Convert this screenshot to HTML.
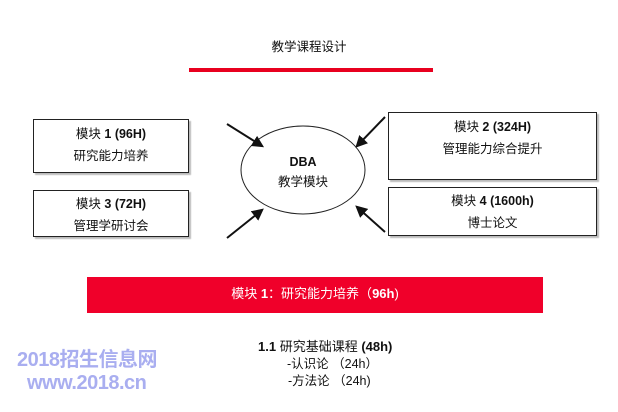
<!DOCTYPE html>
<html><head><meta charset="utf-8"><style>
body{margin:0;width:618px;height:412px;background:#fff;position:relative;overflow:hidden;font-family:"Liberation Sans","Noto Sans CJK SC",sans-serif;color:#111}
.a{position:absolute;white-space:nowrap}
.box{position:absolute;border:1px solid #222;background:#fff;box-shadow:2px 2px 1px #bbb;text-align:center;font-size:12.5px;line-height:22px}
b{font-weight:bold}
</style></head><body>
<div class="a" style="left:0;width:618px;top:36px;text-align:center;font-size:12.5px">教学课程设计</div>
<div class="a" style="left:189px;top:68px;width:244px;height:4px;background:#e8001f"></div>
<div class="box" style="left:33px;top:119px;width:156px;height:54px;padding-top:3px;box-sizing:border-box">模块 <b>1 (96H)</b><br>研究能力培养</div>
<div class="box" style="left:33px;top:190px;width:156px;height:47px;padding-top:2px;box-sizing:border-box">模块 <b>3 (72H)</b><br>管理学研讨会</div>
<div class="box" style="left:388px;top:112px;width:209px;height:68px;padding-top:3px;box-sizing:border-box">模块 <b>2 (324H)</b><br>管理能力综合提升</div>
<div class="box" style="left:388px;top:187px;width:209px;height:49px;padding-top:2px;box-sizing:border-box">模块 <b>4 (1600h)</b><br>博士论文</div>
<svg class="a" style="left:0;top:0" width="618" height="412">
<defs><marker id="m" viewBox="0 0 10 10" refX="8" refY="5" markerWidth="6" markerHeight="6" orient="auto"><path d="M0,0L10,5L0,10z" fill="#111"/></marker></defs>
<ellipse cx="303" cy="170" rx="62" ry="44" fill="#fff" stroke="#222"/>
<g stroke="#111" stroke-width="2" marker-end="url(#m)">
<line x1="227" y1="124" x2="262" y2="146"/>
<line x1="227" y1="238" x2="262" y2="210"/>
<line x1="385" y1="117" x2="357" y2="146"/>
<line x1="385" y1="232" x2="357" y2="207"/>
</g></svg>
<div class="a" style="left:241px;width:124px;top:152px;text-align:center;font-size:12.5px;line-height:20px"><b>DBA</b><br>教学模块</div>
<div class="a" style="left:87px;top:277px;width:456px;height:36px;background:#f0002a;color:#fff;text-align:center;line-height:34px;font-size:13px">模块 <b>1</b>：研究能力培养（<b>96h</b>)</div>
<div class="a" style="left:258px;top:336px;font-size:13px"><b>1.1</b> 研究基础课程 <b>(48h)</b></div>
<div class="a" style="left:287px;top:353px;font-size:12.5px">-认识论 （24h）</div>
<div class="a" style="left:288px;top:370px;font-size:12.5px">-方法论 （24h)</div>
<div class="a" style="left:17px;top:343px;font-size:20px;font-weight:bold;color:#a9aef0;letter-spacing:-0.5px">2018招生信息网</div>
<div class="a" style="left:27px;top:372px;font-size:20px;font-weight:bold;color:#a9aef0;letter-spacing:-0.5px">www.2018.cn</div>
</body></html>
==========
**Your objective:**
Output a faithful copy of the data, with each picture left out.

**Response for this exercise:**
Convert this screenshot to HTML.
<!DOCTYPE html>
<html><head><meta charset="utf-8"><style>
body{margin:0;width:618px;height:412px;background:#fff;position:relative;overflow:hidden;font-family:"Liberation Sans","Noto Sans CJK SC",sans-serif;color:#111}
.a{position:absolute;white-space:nowrap}
.box{position:absolute;border:1px solid #222;background:#fff;box-shadow:2px 2px 1px #bbb;text-align:center;font-size:12.5px;line-height:22px}
b{font-weight:bold}
</style></head><body>
<div class="a" style="left:0;width:618px;top:36px;text-align:center;font-size:12.5px">教学课程设计</div>
<div class="a" style="left:189px;top:68px;width:244px;height:4px;background:#e8001f"></div>
<div class="box" style="left:33px;top:119px;width:156px;height:54px;padding-top:3px;box-sizing:border-box">模块 <b>1 (96H)</b><br>研究能力培养</div>
<div class="box" style="left:33px;top:190px;width:156px;height:47px;padding-top:2px;box-sizing:border-box">模块 <b>3 (72H)</b><br>管理学研讨会</div>
<div class="box" style="left:388px;top:112px;width:209px;height:68px;padding-top:3px;box-sizing:border-box">模块 <b>2 (324H)</b><br>管理能力综合提升</div>
<div class="box" style="left:388px;top:187px;width:209px;height:49px;padding-top:2px;box-sizing:border-box">模块 <b>4 (1600h)</b><br>博士论文</div>
<svg class="a" style="left:0;top:0" width="618" height="412">
<defs><marker id="m" viewBox="0 0 10 10" refX="8" refY="5" markerWidth="6" markerHeight="6" orient="auto"><path d="M0,0L10,5L0,10z" fill="#111"/></marker></defs>
<ellipse cx="303" cy="170" rx="62" ry="44" fill="#fff" stroke="#222"/>
<g stroke="#111" stroke-width="2" marker-end="url(#m)">
<line x1="227" y1="124" x2="262" y2="146"/>
<line x1="227" y1="238" x2="262" y2="210"/>
<line x1="385" y1="117" x2="357" y2="146"/>
<line x1="385" y1="232" x2="357" y2="207"/>
</g></svg>
<div class="a" style="left:241px;width:124px;top:152px;text-align:center;font-size:12.5px;line-height:20px"><b>DBA</b><br>教学模块</div>
<div class="a" style="left:87px;top:277px;width:456px;height:36px;background:#f0002a;color:#fff;text-align:center;line-height:34px;font-size:13px">模块 <b>1</b>：研究能力培养（<b>96h</b>)</div>
<div class="a" style="left:258px;top:336px;font-size:13px"><b>1.1</b> 研究基础课程 <b>(48h)</b></div>
<div class="a" style="left:287px;top:353px;font-size:12.5px">-认识论 （24h）</div>
<div class="a" style="left:288px;top:370px;font-size:12.5px">-方法论 （24h)</div>
<div class="a" style="left:17px;top:343px;font-size:20px;font-weight:bold;color:#a9aef0;letter-spacing:-0.5px">2018招生信息网</div>
<div class="a" style="left:27px;top:372px;font-size:20px;font-weight:bold;color:#a9aef0;letter-spacing:-0.5px">www.2018.cn</div>
</body></html>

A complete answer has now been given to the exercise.